__Collected data__
- - - -
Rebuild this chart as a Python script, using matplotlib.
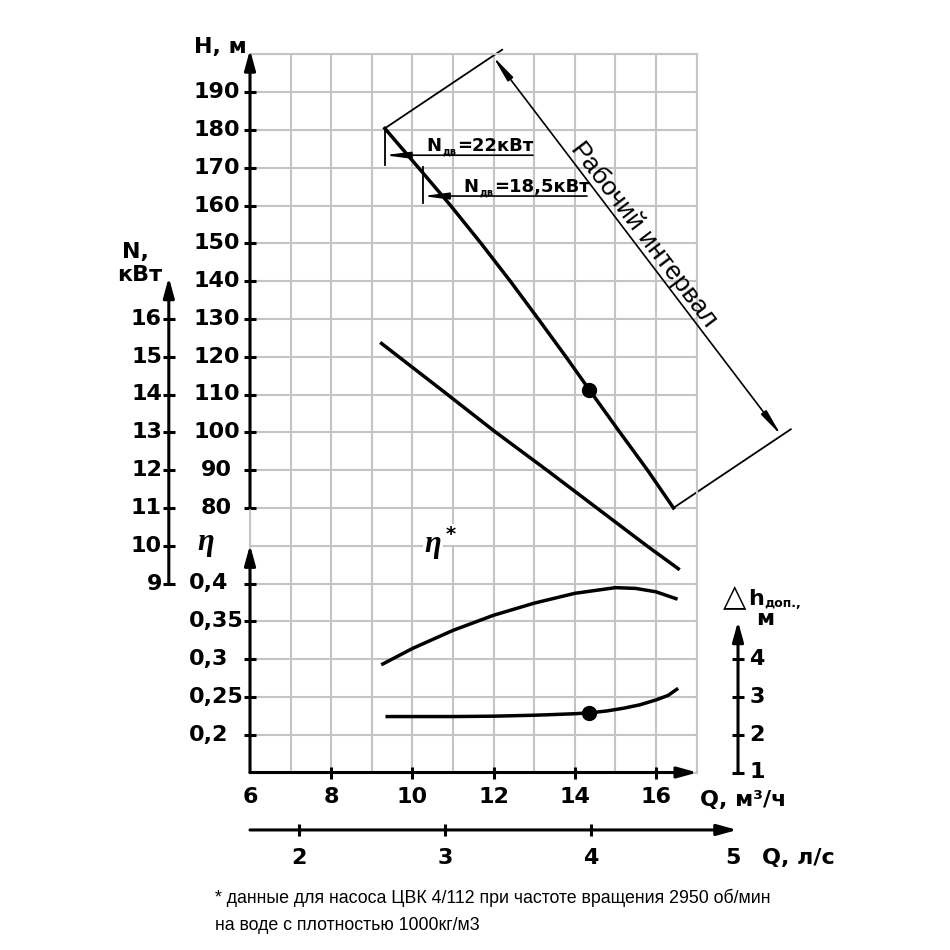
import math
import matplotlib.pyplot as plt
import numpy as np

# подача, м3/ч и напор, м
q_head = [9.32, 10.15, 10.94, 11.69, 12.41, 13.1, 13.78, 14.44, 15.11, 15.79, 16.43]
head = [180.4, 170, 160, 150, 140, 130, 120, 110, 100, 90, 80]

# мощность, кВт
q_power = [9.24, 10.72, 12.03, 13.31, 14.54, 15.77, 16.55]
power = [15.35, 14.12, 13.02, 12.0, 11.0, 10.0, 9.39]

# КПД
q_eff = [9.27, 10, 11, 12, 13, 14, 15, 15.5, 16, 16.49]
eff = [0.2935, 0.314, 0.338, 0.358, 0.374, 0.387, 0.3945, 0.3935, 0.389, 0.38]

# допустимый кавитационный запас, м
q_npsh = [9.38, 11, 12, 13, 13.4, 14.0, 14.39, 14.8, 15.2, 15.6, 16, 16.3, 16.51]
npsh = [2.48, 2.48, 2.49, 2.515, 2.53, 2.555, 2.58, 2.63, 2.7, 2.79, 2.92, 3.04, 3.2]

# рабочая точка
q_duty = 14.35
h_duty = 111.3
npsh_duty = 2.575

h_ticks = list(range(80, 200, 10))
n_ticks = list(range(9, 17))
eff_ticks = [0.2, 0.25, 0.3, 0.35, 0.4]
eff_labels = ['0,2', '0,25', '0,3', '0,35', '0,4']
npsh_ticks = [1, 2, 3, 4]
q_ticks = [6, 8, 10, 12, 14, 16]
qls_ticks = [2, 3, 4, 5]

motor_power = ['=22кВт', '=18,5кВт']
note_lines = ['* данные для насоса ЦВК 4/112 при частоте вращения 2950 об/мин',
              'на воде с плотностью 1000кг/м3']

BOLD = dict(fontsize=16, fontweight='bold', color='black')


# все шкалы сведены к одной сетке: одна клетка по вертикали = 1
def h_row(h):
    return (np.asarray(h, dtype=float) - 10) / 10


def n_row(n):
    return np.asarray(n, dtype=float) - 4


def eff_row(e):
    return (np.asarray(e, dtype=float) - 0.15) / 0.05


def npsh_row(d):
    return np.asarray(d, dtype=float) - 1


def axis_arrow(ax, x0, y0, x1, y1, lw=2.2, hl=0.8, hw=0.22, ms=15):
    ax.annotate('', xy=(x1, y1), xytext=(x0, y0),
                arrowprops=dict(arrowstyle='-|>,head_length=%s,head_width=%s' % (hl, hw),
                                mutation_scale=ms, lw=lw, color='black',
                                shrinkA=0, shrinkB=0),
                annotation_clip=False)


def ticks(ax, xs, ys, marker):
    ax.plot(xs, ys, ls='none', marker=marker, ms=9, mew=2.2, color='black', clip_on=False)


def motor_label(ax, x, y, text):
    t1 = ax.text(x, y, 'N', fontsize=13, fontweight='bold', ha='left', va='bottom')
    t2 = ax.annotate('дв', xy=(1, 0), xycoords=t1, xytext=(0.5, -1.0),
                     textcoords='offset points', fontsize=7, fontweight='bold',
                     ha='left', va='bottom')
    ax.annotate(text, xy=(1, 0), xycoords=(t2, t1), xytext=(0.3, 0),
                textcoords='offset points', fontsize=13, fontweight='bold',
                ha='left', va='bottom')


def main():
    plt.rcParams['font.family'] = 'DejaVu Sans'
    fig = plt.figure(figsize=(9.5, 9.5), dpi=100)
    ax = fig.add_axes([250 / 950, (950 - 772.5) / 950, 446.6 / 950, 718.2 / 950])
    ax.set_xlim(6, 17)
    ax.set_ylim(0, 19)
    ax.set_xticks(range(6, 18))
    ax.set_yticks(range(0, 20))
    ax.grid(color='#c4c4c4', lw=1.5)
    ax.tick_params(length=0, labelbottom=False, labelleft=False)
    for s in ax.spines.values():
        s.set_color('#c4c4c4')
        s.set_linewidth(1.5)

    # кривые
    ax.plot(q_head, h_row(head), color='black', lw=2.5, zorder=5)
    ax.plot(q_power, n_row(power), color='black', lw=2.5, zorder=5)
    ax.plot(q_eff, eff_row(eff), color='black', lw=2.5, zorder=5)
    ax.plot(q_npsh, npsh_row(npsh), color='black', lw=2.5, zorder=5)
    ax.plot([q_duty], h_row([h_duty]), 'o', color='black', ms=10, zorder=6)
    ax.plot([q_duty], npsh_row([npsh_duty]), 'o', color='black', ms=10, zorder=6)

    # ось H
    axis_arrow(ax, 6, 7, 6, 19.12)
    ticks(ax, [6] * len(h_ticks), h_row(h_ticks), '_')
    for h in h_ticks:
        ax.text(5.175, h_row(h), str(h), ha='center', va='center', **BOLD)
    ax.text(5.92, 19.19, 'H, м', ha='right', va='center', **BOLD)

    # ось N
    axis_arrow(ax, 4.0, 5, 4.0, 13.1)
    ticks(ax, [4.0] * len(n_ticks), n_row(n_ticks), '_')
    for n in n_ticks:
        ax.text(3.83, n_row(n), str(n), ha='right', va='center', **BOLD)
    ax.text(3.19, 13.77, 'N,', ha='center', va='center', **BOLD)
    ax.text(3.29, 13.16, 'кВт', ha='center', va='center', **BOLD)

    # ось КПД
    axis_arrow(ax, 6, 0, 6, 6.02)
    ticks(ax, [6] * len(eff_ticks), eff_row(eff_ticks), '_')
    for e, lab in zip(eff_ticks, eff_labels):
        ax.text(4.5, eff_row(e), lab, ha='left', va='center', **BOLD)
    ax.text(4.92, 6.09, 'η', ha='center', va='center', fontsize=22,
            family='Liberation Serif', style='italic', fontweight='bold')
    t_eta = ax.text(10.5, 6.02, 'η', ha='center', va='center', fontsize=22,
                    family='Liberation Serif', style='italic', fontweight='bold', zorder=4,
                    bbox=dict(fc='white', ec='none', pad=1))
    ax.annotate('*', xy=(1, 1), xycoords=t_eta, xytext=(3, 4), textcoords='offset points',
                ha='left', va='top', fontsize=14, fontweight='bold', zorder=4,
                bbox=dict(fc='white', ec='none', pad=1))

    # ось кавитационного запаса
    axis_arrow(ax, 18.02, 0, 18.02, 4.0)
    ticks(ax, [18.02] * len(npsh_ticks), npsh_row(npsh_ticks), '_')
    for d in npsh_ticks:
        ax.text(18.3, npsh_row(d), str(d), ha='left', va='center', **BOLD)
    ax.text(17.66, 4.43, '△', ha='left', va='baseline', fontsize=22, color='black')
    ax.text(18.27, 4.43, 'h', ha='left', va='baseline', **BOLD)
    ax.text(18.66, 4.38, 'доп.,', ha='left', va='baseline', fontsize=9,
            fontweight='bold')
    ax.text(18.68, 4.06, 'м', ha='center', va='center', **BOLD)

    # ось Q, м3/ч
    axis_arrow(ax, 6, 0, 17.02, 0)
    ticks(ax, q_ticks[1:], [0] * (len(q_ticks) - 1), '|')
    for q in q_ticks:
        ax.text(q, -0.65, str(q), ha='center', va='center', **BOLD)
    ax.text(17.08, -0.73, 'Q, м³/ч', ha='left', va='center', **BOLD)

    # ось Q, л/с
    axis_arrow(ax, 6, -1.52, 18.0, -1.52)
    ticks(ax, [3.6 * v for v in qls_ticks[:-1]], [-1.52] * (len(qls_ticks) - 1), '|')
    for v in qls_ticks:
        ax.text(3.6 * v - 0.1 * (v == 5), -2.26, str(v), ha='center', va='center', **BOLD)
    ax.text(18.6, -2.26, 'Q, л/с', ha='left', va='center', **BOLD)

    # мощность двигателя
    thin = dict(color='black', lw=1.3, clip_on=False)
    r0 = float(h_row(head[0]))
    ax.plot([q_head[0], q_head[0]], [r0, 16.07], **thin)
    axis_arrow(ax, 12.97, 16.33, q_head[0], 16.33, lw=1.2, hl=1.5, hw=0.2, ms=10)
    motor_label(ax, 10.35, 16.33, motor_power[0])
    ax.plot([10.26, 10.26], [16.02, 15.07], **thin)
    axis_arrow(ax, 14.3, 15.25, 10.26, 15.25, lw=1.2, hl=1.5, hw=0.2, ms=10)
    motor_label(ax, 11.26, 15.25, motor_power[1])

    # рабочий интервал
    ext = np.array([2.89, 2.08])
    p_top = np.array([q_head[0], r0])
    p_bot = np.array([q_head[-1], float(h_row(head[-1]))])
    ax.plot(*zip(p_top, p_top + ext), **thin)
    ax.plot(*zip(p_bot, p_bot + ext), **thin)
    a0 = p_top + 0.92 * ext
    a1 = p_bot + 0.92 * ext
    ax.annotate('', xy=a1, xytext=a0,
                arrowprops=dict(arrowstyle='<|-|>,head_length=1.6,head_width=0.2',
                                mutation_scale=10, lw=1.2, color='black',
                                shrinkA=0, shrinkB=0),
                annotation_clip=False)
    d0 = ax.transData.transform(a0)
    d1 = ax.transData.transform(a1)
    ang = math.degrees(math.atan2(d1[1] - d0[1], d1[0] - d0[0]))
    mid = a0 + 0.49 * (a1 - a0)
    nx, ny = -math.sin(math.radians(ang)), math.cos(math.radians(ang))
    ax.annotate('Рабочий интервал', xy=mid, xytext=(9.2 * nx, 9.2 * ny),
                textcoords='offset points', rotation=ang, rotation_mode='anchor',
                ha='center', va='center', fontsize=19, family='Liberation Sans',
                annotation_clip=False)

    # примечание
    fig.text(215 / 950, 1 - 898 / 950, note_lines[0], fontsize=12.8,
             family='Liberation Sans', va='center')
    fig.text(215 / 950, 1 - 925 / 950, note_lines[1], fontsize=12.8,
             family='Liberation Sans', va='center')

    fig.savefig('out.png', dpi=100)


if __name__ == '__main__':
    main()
- - - -
__Exercise objective__
State, as a bare number, how many lines of the listing hold the word "matplotlib".

__Finished task__
2